This repository is a simple tutorial for a canonical database-engineering problem: a nightly maintenance queue where ETL jobs, refreshes, backfills, and index work compete for a limited execution window.
The repository is intentionally DynamoDB-centric. It uses DynamoDB as a workload catalog and status store, then queries a single batch night and runs a queueing simulation in Python to estimate delay, congestion, and overflow risk. It is a teaching example for capacity planning, not a production scheduler.
- model a nightly queue of database jobs in DynamoDB
- design the table for
Queryaccess by nightly batch date and requested window - derive queueing parameters such as
lambda,mu,c, andrho - simulate wait time, queue length, and overflow risk
- understand when PyTorch is useful and when it is unnecessary
Two standards matter here:
- For a real asynchronous work queue on AWS, the usual default is Amazon SQS, not DynamoDB. Standard AWS guidance emphasizes queue choice, retries, dead-letter queues, long polling, deduplication or ordering requirements, and idempotent consumers.
- For DynamoDB workloads, the standard practice is to design for access patterns first and favor
Queryover table-wideScan.
This tutorial intentionally keeps DynamoDB in the foreground because the problem is batch scheduling analysis for database engineers, not operational message brokering.
References:
- Amazon SQS best practices
- AWS Prescriptive Guidance: Amazon SQS
- DynamoDB best practices
- Query versus Scan guidance
README.md
.gitignore
requirements.txt
requirements-ml.txt
aws_costs.py
sample_jobs.py
queue_analysis.py
seed_job_requests.py
tutorial.py
pytorch_extension.py
cleanup_demo.py
docs/
architecture.md
costs.md
industry_standards.md
results.md
infra/
dynamodb_table.yaml
Each DynamoDB item represents one queued batch job.
batch_datewindow_job_idjob_idrequested_windowsubmitted_atworkload_classestimated_runtime_minutespriorityrequires_exclusive_lockstatus
The primary key is:
- partition key:
batch_date - sort key:
window_job_id, formatted as<requested_window>#<job_id>
Example item:
{
"batch_date": "2026-05-13",
"window_job_id": "01:00#JOB-20260513-001",
"job_id": "JOB-20260513-001",
"requested_window": "01:00",
"submitted_at": "2026-05-13T00:07:00Z",
"workload_class": "etl",
"estimated_runtime_minutes": 25,
"priority": 2,
"requires_exclusive_lock": false,
"status": "queued"
}The main tutorial path is:
DynamoDB -> Query batch_date -> summarize arrivals and runtimes -> queue simulation -> queueing metrics
The simulator reports:
- arrival rate
lambda - service rate
mu - worker count
c - utilization
rho - average wait
- p95 wait
- average queue length
- worker utilization
- overflow risk after the batch cutoff
Exclusive-lock jobs are treated as special blocking jobs that consume the full worker pool while they run.

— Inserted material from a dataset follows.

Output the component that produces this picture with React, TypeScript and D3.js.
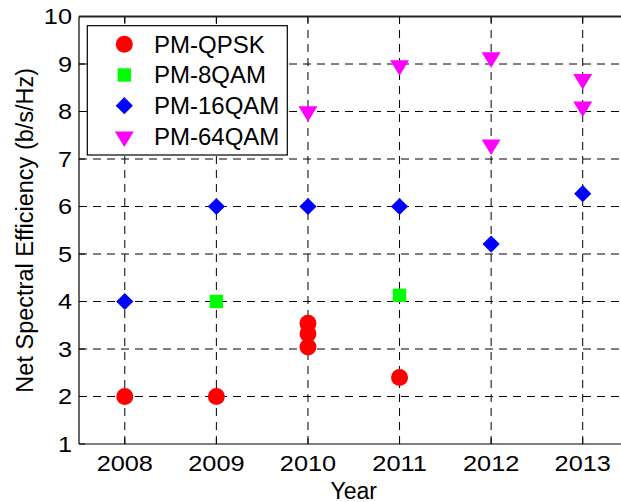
import React from "react";
import * as d3 from "d3";

const years = [2008, 2009, 2010, 2011, 2012, 2013];
const yTicks = [1, 2, 3, 4, 5, 6, 7, 8, 9, 10];

const qpskYears = [2008, 2009, 2010, 2010, 2010, 2011];
const qpskValues = [2.0, 2.0, 3.04, 3.32, 3.54, 2.4];

const qam8Years = [2009, 2011];
const qam8Values = [4.0, 4.13];

const qam16Years = [2008, 2009, 2010, 2011, 2012, 2013];
const qam16Values = [4.0, 6.0, 6.0, 6.0, 5.21, 6.27];

const qam64Years = [2010, 2011, 2012, 2012, 2013, 2013];
const qam64Values = [8.0, 8.97, 9.14, 7.3, 8.68, 8.1];

const legendLabels = ["PM-QPSK", "PM-8QAM", "PM-16QAM", "PM-64QAM"];

const W = 621;
const H = 502;
const left = 79;
const right = 628.5;
const top = 16.5;
const bottom = 444;

const FONT = "'Liberation Sans', Arial, Helvetica, sans-serif";

type Shape = "circle" | "square" | "diamond" | "tri";

function Marker({ shape, x, y }: { shape: Shape; x: number; y: number }) {
  if (shape === "circle") return <circle cx={x} cy={y} r={8.5} fill="#ff0000" />;
  if (shape === "square")
    return <rect x={x - 6.7} y={y - 6.7} width={13.4} height={13.4} fill="#00ff00" />;
  if (shape === "diamond") {
    const r = 8.6;
    return (
      <path
        d={`M${x},${y - r}L${x + r},${y}L${x},${y + r}L${x - r},${y}Z`}
        fill="#0000ff"
      />
    );
  }
  const h = 15.5;
  const w = 19;
  return (
    <path
      d={`M${x - w / 2},${y - h / 3}L${x + w / 2},${y - h / 3}L${x},${y + (2 * h) / 3}Z`}
      fill="#ff00ff"
    />
  );
}

export default function App() {
  const x = d3.scaleLinear().domain([2007.5, 2013.5]).range([left, right]);
  const y = d3.scaleLinear().domain([1, 10]).range([bottom, top]);

  const series: { shape: Shape; xs: number[]; ys: number[] }[] = [
    { shape: "circle", xs: qpskYears, ys: qpskValues },
    { shape: "square", xs: qam8Years, ys: qam8Values },
    { shape: "diamond", xs: qam16Years, ys: qam16Values },
    { shape: "tri", xs: qam64Years, ys: qam64Values },
  ];

  const legendShapes: Shape[] = ["circle", "square", "diamond", "tri"];
  const lgX = 87.3;
  const lgY = 25.7;
  const lgW = 200;
  const lgH = 129.3;
  const rowY = [44.3, 75, 105.7, 136.7];

  return (
    <svg
      width={W}
      height={H}
      style={{ position: "absolute", left: 0, top: 0, background: "#fff" }}
      fontFamily={FONT}
    >
      <rect x={0} y={0} width={W} height={H} fill="#fff" />
      {/* grid */}
      <g stroke="#000" strokeWidth={1} strokeDasharray="8,6" fill="none">
        {years.map((yr) => (
          <line key={"gx" + yr} x1={x(yr)} x2={x(yr)} y1={bottom} y2={top} />
        ))}
        {yTicks.slice(1, -1).map((v) => (
          <line key={"gy" + v} x1={left} x2={right} y1={y(v)} y2={y(v)} />
        ))}
      </g>
      {/* ticks */}
      <g stroke="#000" strokeWidth={1}>
        {years.map((yr) => (
          <g key={"tx" + yr}>
            <line x1={x(yr)} x2={x(yr)} y1={bottom} y2={bottom - 6} />
            <line x1={x(yr)} x2={x(yr)} y1={top} y2={top + 6} />
          </g>
        ))}
        {yTicks.map((v) => (
          <line key={"ty" + v} x1={left} x2={left + 6} y1={y(v)} y2={y(v)} />
        ))}
      </g>
      {/* axes box */}
      <line x1={left} x2={right} y1={top} y2={top} stroke="#222" strokeWidth={2} />
      <line x1={left} x2={right} y1={bottom} y2={bottom} stroke="#000" strokeWidth={1.2} />
      <line x1={left} x2={left} y1={top} y2={bottom} stroke="#000" strokeWidth={1.2} />
      <line x1={right} x2={right} y1={top} y2={bottom} stroke="#000" strokeWidth={1.2} />

      {/* data */}
      {series.map((s) =>
        s.xs.map((xv, i) => (
          <Marker key={s.shape + i} shape={s.shape} x={x(xv)} y={y(s.ys[i])} />
        ))
      )}

      {/* tick labels */}
      {years.map((yr) => (
        <text
          key={"lx" + yr}
          transform={`translate(${x(yr)},${470.7}) scale(1.15,1)`}
          textAnchor="middle"
          fontSize={22}
          fill="#000"
        >
          {yr}
        </text>
      ))}
      {yTicks.map((v) => (
        <text
          key={"ly" + v}
          transform={`translate(${72},${y(v) + 7.8}) scale(1.15,1)`}
          textAnchor="end"
          fontSize={22}
          fill="#000"
        >
          {v}
        </text>
      ))}

      {/* axis labels */}
      <text x={(left + right) / 2} y={498.5} textAnchor="middle" fontSize={23} fill="#000">
        Year
      </text>
      <text
        transform={`translate(32.5,${(top + bottom) / 2}) rotate(-90)`}
        textAnchor="middle"
        fontSize={23.5}
        fill="#000"
      >
        Net Spectral Efficiency (b/s/Hz)
      </text>

      {/* legend */}
      <rect x={lgX} y={lgY} width={lgW} height={lgH} fill="#fff" stroke="#000" strokeWidth={1.2} />
      {legendLabels.map((lab, i) => (
        <g key={lab}>
          <Marker shape={legendShapes[i]} x={124.3} y={rowY[i]} />
          <text x={154} y={rowY[i] + 8.4} fontSize={24} fill="#000">
            {lab}
          </text>
        </g>
      ))}
    </svg>
  );
}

This keeps the example simple while making lock contention visible.
Install the core dependencies:
pip install -r requirements.txtRun the local test suite:
python -m unittest discover -s tests -vOptional PyTorch extension:
pip install -r requirements-ml.txtConfigure AWS credentials and region if you want the AWS-backed path:
aws configureor:
set AWS_REGION=us-east-1Seed the DynamoDB table:
python seed_job_requests.pyRun the local tutorial. By default this prints one stable case and one overloaded case:
python tutorial.py --source localRun one selected batch night from DynamoDB:
python tutorial.py --source aws --batch-date 2026-05-13 --workers 3Optionally filter one requested window:
python tutorial.py --source aws --batch-date 2026-05-13 --window 02:00 --workers 3Optional PyTorch extension:
python pytorch_extension.pyFor a first queueing tutorial, PyTorch is usually the wrong starting point. A simple queueing problem is better explained with explicit assumptions and a discrete-event simulation.
PyTorch becomes useful when:
- service time changes sharply by workload class
- lock contention creates nonlinear delay patterns
- arrival pressure depends on many correlated upstream signals
- the goal is forecasting or learned dispatch, not first-principles explanation
This repository keeps PyTorch in a separate optional script for that reason.
- The sample dataset is small and instructional.
- The simulator uses a simplified dispatch policy.
- Exclusive-lock jobs are modeled as full-pool blockers for clarity.
- The tutorial is not a production scheduler.
- The tutorial is not the canonical AWS operational queue pattern; SQS is.
The local tutorial path is intended to work without provisioning AWS resources:
python tutorial.py --source localThe AWS-backed path and the optional PyTorch extension are kept separate so the core teaching flow stays lightweight and easy to review.